## WHAT YOU NEED TO DO
Set down all of the data exactly as it appears.

## SUPPLIED DATA
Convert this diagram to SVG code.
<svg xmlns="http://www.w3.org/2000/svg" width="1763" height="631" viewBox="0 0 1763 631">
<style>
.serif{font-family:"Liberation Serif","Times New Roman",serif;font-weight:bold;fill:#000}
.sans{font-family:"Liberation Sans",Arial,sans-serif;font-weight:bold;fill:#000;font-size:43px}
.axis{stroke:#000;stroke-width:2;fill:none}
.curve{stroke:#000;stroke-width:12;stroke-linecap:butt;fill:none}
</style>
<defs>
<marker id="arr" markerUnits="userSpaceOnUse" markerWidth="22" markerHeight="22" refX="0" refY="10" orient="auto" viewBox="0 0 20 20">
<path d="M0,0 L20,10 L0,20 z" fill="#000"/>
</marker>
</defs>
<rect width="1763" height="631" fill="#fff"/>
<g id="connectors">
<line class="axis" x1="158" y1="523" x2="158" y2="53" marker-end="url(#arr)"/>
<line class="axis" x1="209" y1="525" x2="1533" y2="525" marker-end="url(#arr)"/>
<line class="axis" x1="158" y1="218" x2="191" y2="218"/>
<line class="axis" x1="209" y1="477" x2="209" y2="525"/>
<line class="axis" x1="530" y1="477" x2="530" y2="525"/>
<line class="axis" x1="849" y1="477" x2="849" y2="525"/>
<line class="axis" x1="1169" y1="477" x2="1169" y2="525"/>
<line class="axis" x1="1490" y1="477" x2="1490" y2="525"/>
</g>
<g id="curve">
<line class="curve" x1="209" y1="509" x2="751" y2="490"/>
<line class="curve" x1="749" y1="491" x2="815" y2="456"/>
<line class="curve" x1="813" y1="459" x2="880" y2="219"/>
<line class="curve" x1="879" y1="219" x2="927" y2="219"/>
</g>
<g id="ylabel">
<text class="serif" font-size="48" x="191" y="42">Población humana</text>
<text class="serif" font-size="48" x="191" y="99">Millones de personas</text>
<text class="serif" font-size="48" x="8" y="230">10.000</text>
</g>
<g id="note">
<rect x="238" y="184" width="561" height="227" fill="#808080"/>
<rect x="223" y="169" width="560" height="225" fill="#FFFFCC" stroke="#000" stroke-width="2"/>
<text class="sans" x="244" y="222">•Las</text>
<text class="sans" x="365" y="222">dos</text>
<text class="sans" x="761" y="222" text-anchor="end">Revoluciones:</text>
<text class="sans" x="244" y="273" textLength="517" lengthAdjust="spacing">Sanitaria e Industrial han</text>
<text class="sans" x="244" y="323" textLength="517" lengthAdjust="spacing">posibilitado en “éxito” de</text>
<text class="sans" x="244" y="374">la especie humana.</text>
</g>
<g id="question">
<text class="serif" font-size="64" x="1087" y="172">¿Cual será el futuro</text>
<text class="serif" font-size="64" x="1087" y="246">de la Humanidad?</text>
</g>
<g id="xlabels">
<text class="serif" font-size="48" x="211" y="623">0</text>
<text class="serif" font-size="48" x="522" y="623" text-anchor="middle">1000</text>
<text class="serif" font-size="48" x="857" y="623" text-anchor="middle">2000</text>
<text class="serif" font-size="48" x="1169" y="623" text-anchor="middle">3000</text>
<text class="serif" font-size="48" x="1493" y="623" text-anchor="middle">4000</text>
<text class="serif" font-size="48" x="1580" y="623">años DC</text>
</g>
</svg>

## THE ANSWER
Convert this diagram to SVG code.
<svg xmlns="http://www.w3.org/2000/svg" width="1763" height="631" viewBox="0 0 1763 631">
<style>
.serif{font-family:"Liberation Serif","Times New Roman",serif;font-weight:bold;fill:#000}
.sans{font-family:"Liberation Sans",Arial,sans-serif;font-weight:bold;fill:#000;font-size:43px}
.axis{stroke:#000;stroke-width:2;fill:none}
.curve{stroke:#000;stroke-width:12;stroke-linecap:butt;fill:none}
</style>
<defs>
<marker id="arr" markerUnits="userSpaceOnUse" markerWidth="22" markerHeight="22" refX="0" refY="10" orient="auto" viewBox="0 0 20 20">
<path d="M0,0 L20,10 L0,20 z" fill="#000"/>
</marker>
</defs>
<rect width="1763" height="631" fill="#fff"/>
<g id="connectors">
<line class="axis" x1="158" y1="523" x2="158" y2="53" marker-end="url(#arr)"/>
<line class="axis" x1="209" y1="525" x2="1533" y2="525" marker-end="url(#arr)"/>
<line class="axis" x1="158" y1="218" x2="191" y2="218"/>
<line class="axis" x1="209" y1="477" x2="209" y2="525"/>
<line class="axis" x1="530" y1="477" x2="530" y2="525"/>
<line class="axis" x1="849" y1="477" x2="849" y2="525"/>
<line class="axis" x1="1169" y1="477" x2="1169" y2="525"/>
<line class="axis" x1="1490" y1="477" x2="1490" y2="525"/>
</g>
<g id="curve">
<line class="curve" x1="209" y1="509" x2="751" y2="490"/>
<line class="curve" x1="749" y1="491" x2="815" y2="456"/>
<line class="curve" x1="813" y1="459" x2="880" y2="219"/>
<line class="curve" x1="879" y1="219" x2="927" y2="219"/>
</g>
<g id="ylabel">
<text class="serif" font-size="48" x="191" y="42">Población humana</text>
<text class="serif" font-size="48" x="191" y="99">Millones de personas</text>
<text class="serif" font-size="48" x="8" y="230">10.000</text>
</g>
<g id="note">
<rect x="238" y="184" width="561" height="227" fill="#808080"/>
<rect x="223" y="169" width="560" height="225" fill="#FFFFCC" stroke="#000" stroke-width="2"/>
<text class="sans" x="244" y="222">•Las</text>
<text class="sans" x="365" y="222">dos</text>
<text class="sans" x="761" y="222" text-anchor="end">Revoluciones:</text>
<text class="sans" x="244" y="273" textLength="517" lengthAdjust="spacing">Sanitaria e Industrial han</text>
<text class="sans" x="244" y="323" textLength="517" lengthAdjust="spacing">posibilitado en “éxito” de</text>
<text class="sans" x="244" y="374">la especie humana.</text>
</g>
<g id="question">
<text class="serif" font-size="64" x="1087" y="172">¿Cual será el futuro</text>
<text class="serif" font-size="64" x="1087" y="246">de la Humanidad?</text>
</g>
<g id="xlabels">
<text class="serif" font-size="48" x="211" y="623">0</text>
<text class="serif" font-size="48" x="522" y="623" text-anchor="middle">1000</text>
<text class="serif" font-size="48" x="857" y="623" text-anchor="middle">2000</text>
<text class="serif" font-size="48" x="1169" y="623" text-anchor="middle">3000</text>
<text class="serif" font-size="48" x="1493" y="623" text-anchor="middle">4000</text>
<text class="serif" font-size="48" x="1580" y="623">años DC</text>
</g>
</svg>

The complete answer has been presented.